Gunung Kidul, itulah tempat rekomendasi dari seorang yang ku kenal untuk bisa kami kunjungi hari ini. Aku, asa dan maryam memang tidak tahu jelas apa yang ada ditempat itu. Dari namanya spertinya itu adalah pegunungan. Dengan mengendarai motor hasil bantuan teman-teman yang sangat baik hati membantu kami mengisi liburan ini, akhirnya kami sampai di sebuah Pantai Gunung Kidul dengan menempuh perjalanan terjauhku selama aku berada di Jogja.








Hembusan angin pantai, debur ombak yang indah, serta kokohnya Pulau drini yang tepat berada dihadapanku berhasil menghilangkan kelelahanku selepas perjalanan jauh ini. Apakah ini yang dinamakan Pantai selatan yang tidak boleh memakai baju hijau ? loh tapi kalau tidak salah itu adalah Pantai Parangteritis, tapi bisa jadi ini masih tetangganya? Ah ntahlah, aku terlalu banyak bertanya dengan fikiranku sendiri, yang jelas hari ini aku tidak memakai baju hiaju, itu saja sudah cukup.



Tidak cukup hanya duduk di sebuah gubuk-gubukan , kami di ajak oleh ketiga temanku untuk menikmati pemandangan dari ketinggian Pulau Drini yang berada di sebrang sana. Namun sangat disayangkan sekali, kali ini Asa dan Maryam tidak ikut, dengan beralasan tidak ingin jika saat pulang dengan kondisi sepatu basah. Dengan melewati genangan air laut yang mungkin sedang surut karena jelas terlihat mengambang hijaunya lumut-lumut laut, aku berhasil melewatinya. Diperjalanan aku selalu di temani Eva, Senang sekali rasanya aku menjadi lebih akrab dengan Eva, teman yang baru saja aku kenal namun aku merasa nyambung saat mengobrol dengannya.

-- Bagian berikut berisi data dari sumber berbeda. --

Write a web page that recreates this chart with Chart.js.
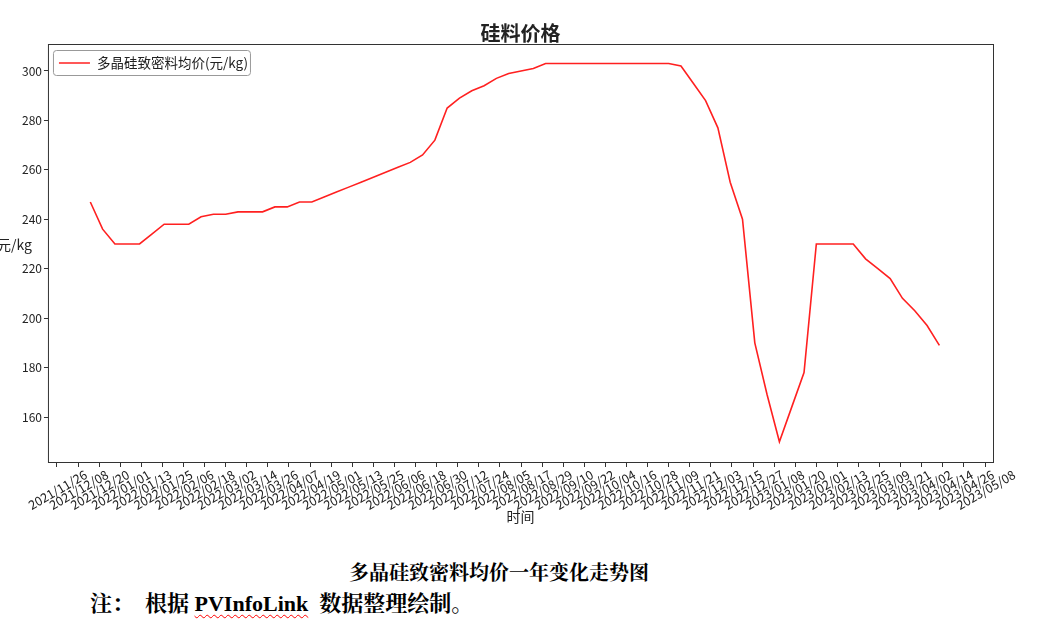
<!DOCTYPE html>
<html><head><meta charset="utf-8">
<script src="https://cdn.jsdelivr.net/npm/chart.js@4/dist/chart.umd.min.js"></script>
<style>
body{margin:0;background:#fff;width:1044px;height:620px;overflow:hidden;font-family:"Noto Sans CJK SC";}
#wrap{position:absolute;left:0;top:0;width:1044px;height:530px;}
#cap{position:absolute;top:557px;left:349px;font:bold 20px "Noto Serif CJK SC","Noto Sans CJK SC",serif;color:#000;white-space:nowrap;}
#note{position:absolute;top:586px;left:90px;font:bold 22px "Noto Serif CJK SC","Noto Sans CJK SC",serif;color:#000;white-space:pre;}
#note span{font-family:"Liberation Serif",serif;text-decoration:underline wavy red;text-decoration-thickness:1px;text-underline-offset:3px;}
</style></head><body>
<div id="wrap"><canvas id="c" width="1044" height="530"></canvas></div>
<div id="cap">多晶硅致密料均价一年变化走势图</div>
<div id="note">注：  根据 <span>PVInfoLink</span>  数据整理绘制。</div>
<script>
const seriesName = "多晶硅致密料均价(元/kg)";
const firstDate = "2021/12/15";   // weekly observations
const prices = [247,236,230,230,230,234,238,238,238,241,242,242,243,243,243,245,245,247,247,
249,251,253,255,257,259,261,263,266,272,285,289,292,294,297,299,300,301,303,
303,303,303,303,303,303,303,303,303,303,302,295,288,277,255,240,190,169,150,164,178,
230,230,230,230,224,220,216,208,203,197,189];
const yTicks = [160,180,200,220,240,260,280,300];
const tickStart = "2021/11/26", tickStepDays = 12, tickCount = 45;

const DAY = 86400000;
const t0 = new Date(tickStart.replace(/\//g,'-')+'T00:00:00Z').getTime();
const d0 = (new Date(firstDate.replace(/\//g,'-')+'T00:00:00Z').getTime()-t0)/DAY;
const pts = prices.map((v,i)=>({x:d0+7*i,y:v}));
const fmt = d=>{const dt=new Date(t0+d*DAY);return dt.getUTCFullYear()+'/'+String(dt.getUTCMonth()+1).padStart(2,'0')+'/'+String(dt.getUTCDate()).padStart(2,'0');};
const xTicks=[];for(let i=0;i<tickCount;i++)xTicks.push(i*tickStepDays);

const font="'Noto Sans CJK SC'";
const deco={id:'deco',afterDraw(c){const g=c.ctx,a=c.chartArea;g.save();
 g.strokeStyle='#333';g.lineWidth=1;g.strokeRect(a.left+0.5,a.top+0.5,a.right-a.left,a.bottom-a.top);
 g.fillStyle='#222';g.textAlign='center';g.textBaseline='middle';
 g.font="bold 20px "+font;g.fillText('硅料价格',(a.left+a.right)/2,33);
 g.font="14px "+font;g.fillText('时间',(a.left+a.right)/2,517);
 g.textAlign='left';g.fillText('元/kg',-3,245);
 const lx=a.left+5,ly=a.top+6;g.strokeStyle='#999';g.fillStyle='#fff';
 g.beginPath();g.roundRect(lx+0.5,ly+0.5,197,25,3);g.fill();g.stroke();
 g.strokeStyle='#ff2020';g.lineWidth=1.5;g.beginPath();g.moveTo(lx+6,ly+13);g.lineTo(lx+37,ly+13);g.stroke();
 g.fillStyle='#222';g.font="13.5px "+font;g.fillText(seriesName,lx+44,ly+13);
 g.restore();}};
new Chart(document.getElementById('c'),{type:'line',
 data:{datasets:[{data:pts,borderColor:'#ff2020',borderWidth:1.6,pointRadius:0,tension:0,fill:false}]},
 options:{responsive:false,animation:false,
  layout:{padding:{left:0,right:51,top:44,bottom:0}},
  plugins:{legend:{display:false},tooltip:{enabled:false}},
  scales:{
   x:{type:'linear',min:-5.1,max:532.5,bounds:'data',
    afterBuildTicks:s=>{s.ticks=xTicks.map(v=>({value:v}));},
    afterFit:s=>{s.height=68;},
    grid:{drawOnChartArea:false,drawTicks:true,tickLength:5,color:'#333'},border:{display:false},
    ticks:{autoSkip:false,maxRotation:30,minRotation:30,labelOffset:29,color:'#222',font:{family:font,size:12.5},padding:0,callback:v=>fmt(v)}},
   y:{min:141.8,max:310.9,
    afterBuildTicks:s=>{s.ticks=yTicks.map(v=>({value:v}));},
    afterFit:s=>{s.width=39;},
    grid:{drawOnChartArea:false,drawTicks:true,tickLength:4,color:'#333'},border:{display:false},
    ticks:{color:'#222',font:{family:font,size:12},padding:2}}
  }},plugins:[deco]});
</script></body></html>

Mulailah satu persatu tangga aku naiki untuk sampai ke puncak. Kulihat Asa dan Maryam yang masih asik di dalam gubuk terlihat semakin kecil dari ketinggian ini. Di pulau ini terdapat banyak pohon yang aku tidak tahu jelas apa jenisnya, berakar nafas seperti bakau namun itu bukanlah bakau, memiliki buah seperti nanas raksasa. Daun dari pepohonan itu bersayu-sayu terhempas angin pantai ini yang memang begitu kuat, hingga membuat beberapa kali Jibab hitamku berkibar, namun tetap tidak bisa mengalahkan indahnya kibaran bendera Merah Putih yang terdapat di tepi Pulau Drini tersebut

 Aku mencoba melihat ke bawah laut, wah ternyata ini begitu tinggi. Debur ombak yang menghempas karang semakin terlihat indah dan jelas dari ketinggian ini, ditambah airnya yang memiliki warna biru sangat kontras di mata. Keindahan Pantai ini berhasil mengalahkan pantai-pantai yang pernah ku kunjungi selama ini.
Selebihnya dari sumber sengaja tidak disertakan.